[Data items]
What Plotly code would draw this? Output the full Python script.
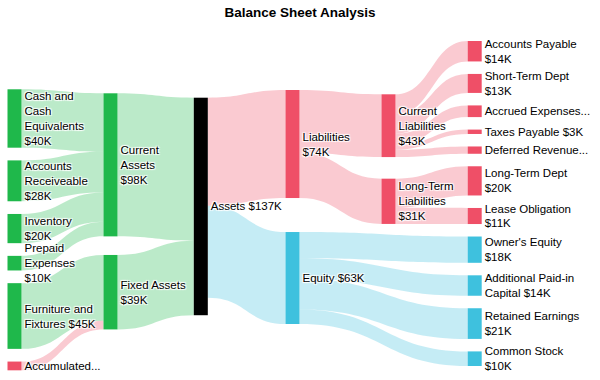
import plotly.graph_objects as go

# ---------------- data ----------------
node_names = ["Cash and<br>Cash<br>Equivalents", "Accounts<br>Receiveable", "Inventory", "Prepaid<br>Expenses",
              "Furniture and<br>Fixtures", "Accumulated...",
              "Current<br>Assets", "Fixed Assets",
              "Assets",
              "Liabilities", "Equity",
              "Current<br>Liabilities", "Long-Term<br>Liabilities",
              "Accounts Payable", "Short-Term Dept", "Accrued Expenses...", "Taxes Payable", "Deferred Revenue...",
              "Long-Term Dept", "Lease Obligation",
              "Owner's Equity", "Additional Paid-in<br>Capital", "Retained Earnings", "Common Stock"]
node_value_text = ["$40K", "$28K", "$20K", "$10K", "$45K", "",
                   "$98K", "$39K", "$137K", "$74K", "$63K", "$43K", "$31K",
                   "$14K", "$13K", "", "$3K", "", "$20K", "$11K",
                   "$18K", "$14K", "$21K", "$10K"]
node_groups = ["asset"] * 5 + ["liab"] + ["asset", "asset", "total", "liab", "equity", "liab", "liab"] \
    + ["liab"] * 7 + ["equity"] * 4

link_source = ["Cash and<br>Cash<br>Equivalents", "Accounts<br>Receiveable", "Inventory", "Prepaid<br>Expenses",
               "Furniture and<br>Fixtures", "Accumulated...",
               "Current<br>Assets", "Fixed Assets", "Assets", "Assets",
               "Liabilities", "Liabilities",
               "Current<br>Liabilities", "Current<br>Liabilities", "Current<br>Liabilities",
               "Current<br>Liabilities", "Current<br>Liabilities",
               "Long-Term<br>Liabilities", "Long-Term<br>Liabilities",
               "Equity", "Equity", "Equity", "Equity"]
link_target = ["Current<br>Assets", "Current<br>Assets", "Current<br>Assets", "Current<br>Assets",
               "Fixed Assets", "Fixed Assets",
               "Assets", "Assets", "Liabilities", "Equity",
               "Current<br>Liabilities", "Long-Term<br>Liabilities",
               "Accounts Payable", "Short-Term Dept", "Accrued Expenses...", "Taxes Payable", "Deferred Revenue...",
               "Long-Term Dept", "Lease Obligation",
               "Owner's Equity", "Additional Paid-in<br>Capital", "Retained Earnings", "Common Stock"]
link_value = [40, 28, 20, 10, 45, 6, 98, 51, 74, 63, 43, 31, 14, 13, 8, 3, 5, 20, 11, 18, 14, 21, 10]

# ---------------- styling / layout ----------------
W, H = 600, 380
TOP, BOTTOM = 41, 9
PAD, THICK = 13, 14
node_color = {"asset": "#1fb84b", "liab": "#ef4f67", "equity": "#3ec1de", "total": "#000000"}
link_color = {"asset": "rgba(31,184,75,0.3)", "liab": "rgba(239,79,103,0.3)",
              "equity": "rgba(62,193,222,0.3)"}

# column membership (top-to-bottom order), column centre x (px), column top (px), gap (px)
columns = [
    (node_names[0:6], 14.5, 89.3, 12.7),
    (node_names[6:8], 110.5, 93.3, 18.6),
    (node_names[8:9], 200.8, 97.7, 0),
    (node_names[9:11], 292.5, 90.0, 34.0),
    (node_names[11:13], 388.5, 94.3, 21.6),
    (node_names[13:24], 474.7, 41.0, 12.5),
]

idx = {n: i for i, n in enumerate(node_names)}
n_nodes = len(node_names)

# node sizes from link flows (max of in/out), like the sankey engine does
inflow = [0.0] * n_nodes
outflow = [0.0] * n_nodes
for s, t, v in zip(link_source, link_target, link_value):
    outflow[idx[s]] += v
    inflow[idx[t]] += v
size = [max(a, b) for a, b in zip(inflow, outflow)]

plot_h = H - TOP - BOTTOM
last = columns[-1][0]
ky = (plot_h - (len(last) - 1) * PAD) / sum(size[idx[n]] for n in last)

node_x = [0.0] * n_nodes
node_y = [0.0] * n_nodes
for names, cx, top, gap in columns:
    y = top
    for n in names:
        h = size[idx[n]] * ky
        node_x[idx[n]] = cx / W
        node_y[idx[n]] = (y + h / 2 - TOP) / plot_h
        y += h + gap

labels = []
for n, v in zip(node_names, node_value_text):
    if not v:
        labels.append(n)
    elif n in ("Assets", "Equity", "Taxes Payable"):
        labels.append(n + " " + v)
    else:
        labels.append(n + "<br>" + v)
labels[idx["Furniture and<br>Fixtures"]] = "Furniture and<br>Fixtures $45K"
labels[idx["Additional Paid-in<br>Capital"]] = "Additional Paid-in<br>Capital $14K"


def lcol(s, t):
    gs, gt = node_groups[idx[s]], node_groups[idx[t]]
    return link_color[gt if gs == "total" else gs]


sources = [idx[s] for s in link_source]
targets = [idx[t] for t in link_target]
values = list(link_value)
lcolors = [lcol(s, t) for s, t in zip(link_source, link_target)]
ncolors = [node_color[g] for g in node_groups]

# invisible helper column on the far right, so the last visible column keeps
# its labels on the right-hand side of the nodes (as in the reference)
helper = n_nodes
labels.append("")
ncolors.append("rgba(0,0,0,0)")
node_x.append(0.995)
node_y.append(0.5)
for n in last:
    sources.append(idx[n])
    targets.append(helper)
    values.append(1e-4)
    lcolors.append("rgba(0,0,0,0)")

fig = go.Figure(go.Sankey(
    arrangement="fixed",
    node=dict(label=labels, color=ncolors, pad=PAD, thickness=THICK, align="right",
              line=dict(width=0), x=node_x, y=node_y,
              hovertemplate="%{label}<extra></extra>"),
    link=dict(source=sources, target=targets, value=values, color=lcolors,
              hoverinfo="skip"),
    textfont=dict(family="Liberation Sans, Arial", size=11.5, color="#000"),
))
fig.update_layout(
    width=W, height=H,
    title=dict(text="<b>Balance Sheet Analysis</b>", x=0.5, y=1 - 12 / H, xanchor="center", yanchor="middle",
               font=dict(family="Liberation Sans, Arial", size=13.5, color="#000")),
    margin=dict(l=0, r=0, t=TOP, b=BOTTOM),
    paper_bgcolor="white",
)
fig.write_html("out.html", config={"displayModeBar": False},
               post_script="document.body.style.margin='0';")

...

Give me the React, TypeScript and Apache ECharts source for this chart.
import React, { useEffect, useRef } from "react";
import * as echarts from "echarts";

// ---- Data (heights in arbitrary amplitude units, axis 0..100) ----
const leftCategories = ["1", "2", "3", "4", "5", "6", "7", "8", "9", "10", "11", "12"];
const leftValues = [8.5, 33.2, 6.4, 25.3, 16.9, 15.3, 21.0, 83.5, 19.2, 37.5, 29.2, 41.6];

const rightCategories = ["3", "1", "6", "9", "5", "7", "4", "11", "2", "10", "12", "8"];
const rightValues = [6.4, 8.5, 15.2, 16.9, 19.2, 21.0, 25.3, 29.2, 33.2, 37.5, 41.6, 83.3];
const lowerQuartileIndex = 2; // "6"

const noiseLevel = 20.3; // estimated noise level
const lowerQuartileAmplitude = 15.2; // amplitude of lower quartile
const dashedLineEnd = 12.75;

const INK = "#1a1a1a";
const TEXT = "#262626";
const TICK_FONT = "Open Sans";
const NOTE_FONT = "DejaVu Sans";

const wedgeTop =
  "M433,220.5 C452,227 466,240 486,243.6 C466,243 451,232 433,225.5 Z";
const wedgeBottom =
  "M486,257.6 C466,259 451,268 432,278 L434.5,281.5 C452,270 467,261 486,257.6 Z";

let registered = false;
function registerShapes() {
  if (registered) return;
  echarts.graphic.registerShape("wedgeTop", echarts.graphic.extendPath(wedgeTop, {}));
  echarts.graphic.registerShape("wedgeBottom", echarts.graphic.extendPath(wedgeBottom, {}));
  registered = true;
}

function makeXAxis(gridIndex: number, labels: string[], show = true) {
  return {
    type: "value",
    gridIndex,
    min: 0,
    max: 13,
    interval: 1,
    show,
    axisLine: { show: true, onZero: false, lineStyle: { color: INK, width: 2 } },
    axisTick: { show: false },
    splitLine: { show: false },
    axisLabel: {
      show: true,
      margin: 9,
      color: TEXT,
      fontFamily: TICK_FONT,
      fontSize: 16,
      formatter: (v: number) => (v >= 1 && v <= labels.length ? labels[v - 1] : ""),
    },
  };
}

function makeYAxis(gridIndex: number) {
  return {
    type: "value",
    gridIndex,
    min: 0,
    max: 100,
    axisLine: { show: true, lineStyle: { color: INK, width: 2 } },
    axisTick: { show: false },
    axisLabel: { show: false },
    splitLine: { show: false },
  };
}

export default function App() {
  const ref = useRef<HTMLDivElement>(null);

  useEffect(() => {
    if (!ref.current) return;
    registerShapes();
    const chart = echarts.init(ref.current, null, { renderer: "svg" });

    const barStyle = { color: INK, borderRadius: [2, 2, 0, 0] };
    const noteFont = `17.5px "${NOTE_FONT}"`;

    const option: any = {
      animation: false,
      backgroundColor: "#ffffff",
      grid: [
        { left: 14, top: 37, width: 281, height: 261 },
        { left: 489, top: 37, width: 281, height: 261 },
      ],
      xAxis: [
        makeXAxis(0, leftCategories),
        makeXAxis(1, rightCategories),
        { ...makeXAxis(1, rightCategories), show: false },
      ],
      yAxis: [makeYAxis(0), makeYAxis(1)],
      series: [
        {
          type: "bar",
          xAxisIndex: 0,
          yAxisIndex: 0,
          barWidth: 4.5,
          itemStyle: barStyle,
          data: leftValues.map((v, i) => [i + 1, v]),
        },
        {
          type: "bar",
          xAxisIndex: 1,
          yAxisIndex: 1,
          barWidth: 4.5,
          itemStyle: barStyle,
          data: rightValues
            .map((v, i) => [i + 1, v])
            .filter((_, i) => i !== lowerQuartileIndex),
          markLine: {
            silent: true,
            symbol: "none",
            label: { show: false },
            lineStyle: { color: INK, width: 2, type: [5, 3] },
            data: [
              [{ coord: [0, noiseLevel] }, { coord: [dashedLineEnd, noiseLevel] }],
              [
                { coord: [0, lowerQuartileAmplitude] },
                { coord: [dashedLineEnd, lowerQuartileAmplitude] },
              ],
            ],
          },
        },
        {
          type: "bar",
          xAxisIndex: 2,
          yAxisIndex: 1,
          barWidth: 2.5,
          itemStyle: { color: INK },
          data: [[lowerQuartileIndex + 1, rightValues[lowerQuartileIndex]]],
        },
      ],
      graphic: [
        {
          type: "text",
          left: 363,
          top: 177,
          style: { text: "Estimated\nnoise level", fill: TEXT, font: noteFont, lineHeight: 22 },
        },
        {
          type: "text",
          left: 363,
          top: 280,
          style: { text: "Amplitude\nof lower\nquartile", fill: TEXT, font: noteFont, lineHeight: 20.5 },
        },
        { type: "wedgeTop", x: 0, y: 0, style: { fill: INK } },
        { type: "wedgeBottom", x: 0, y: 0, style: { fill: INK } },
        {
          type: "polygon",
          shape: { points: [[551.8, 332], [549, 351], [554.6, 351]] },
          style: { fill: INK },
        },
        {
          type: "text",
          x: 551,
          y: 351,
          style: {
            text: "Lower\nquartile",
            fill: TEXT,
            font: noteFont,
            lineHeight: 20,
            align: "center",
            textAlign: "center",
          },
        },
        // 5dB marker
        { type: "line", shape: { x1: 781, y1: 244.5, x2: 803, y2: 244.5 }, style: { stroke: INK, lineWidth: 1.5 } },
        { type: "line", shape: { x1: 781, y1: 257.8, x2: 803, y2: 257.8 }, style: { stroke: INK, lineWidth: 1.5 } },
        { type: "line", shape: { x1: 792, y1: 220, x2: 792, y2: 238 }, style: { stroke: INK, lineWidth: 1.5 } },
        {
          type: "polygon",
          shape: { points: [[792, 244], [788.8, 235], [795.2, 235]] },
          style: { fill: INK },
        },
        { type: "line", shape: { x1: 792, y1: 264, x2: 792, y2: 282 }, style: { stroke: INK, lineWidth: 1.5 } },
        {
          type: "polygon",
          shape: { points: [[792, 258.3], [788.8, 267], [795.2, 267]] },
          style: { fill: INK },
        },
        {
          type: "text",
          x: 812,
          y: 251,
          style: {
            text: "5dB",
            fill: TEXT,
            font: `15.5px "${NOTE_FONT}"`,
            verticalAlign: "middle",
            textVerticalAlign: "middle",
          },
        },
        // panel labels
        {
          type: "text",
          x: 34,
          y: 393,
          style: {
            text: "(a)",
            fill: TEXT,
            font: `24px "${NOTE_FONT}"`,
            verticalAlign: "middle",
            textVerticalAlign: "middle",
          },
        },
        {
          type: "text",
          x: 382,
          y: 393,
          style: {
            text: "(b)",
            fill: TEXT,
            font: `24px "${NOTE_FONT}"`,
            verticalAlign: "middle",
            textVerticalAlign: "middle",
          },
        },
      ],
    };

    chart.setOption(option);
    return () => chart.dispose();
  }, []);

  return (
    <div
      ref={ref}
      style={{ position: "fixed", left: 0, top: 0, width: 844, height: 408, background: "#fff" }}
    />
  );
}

**What the exercise asks:** Leave the pictures out and copy exactly the lines from the one with "What Plotly code" to the one with "import plotly.graph_objects as go", both included.

**Complete response:**
What Plotly code would draw this? Output the full Python script.
import plotly.graph_objects as go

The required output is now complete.